Emma gets bored just writing the individual letters and has asked that I just give her words to copy. So, I am going to look into that. Of course, the first word she tried to write in cursive was horse. Go figure.

julie said...

It gets easier after they know the first four letters, because there are two vowels in there. I have a handwriting software program that I use for all their handwriting sheets (it's nice, because they can dictate reports to me that I type into the program, then print it out as a handwriting sheet for them to copy), so I do one day as a lesson to learn the uppercase and lowercase of a letter, the next day a series of nonsense strung together to get them practice chaining the letter (Gagagaga, Baabaabaa, etc.), and then the next days copying words that only have the letters that they know in them (Bag, Game, Age, etc.), until I feel like it's looking pretty good, and then we start again on the next letter.
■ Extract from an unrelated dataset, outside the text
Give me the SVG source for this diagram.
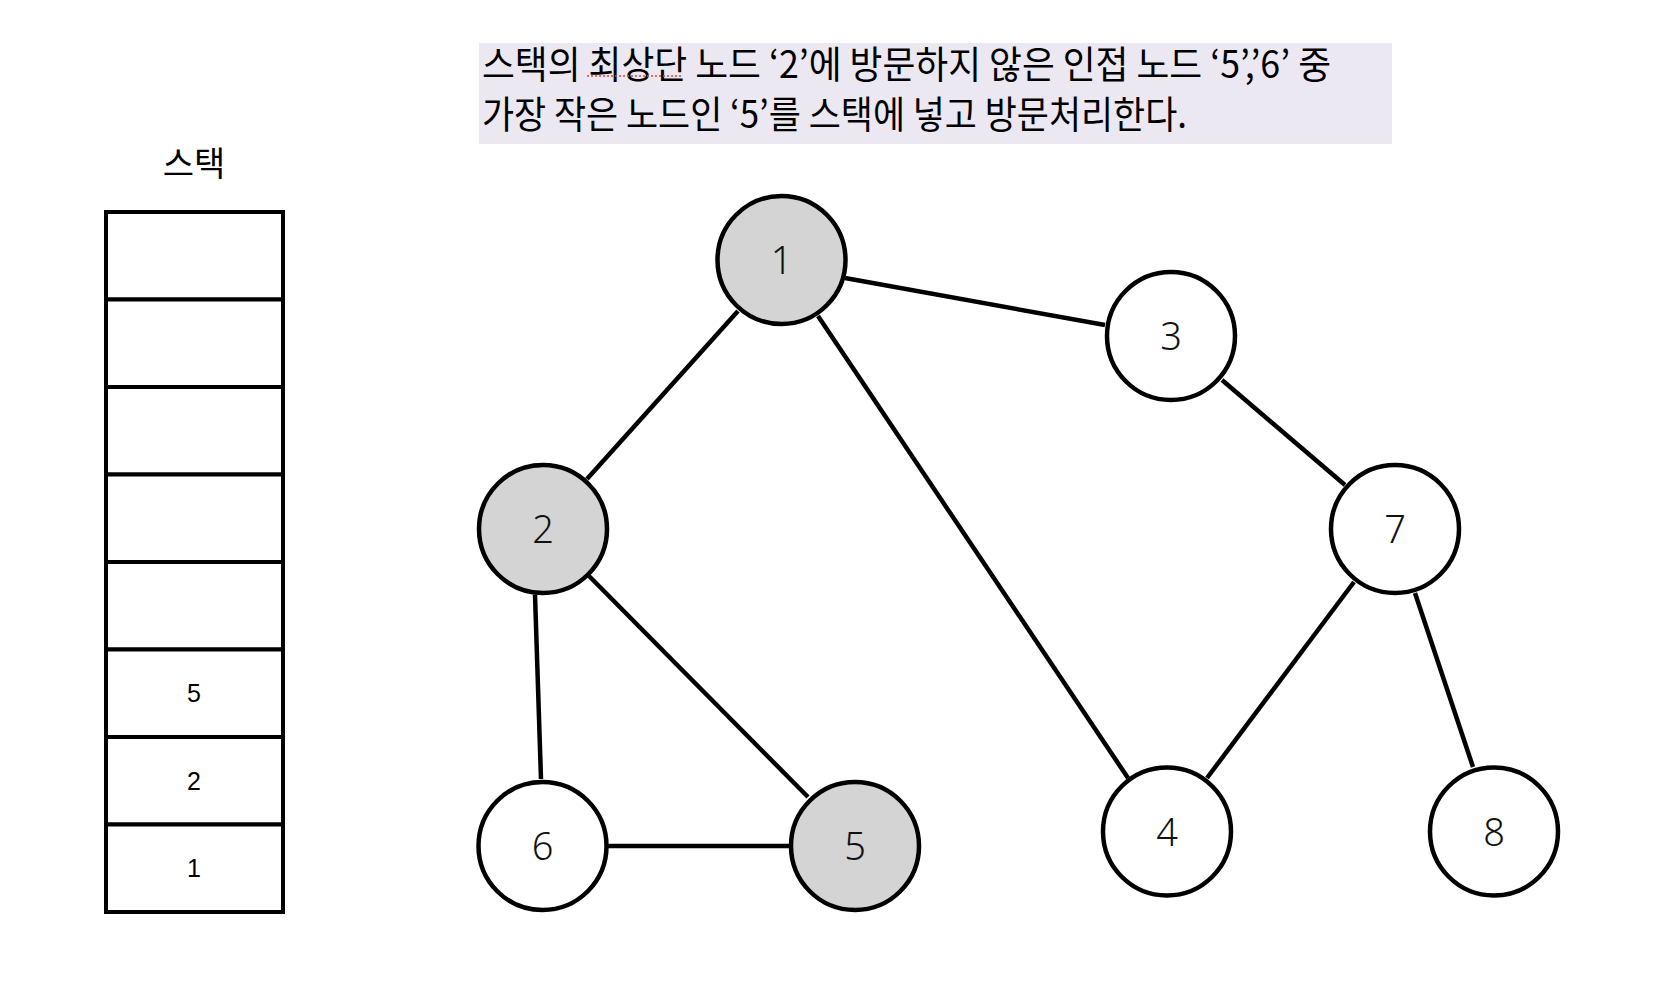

We're not going to get to "horse" for a loooong time, sigh. Foal, maybe? Gelding?

Tina said...

That's a pretty cool approach to it. The routine of your system/days must be really... relaxing for lack of a better word. Knowing what's coming next and all that. We suck at structure and schedule, but I think with the crazy chaos around here lately, I could really use some. I also think Emma would benefit as well.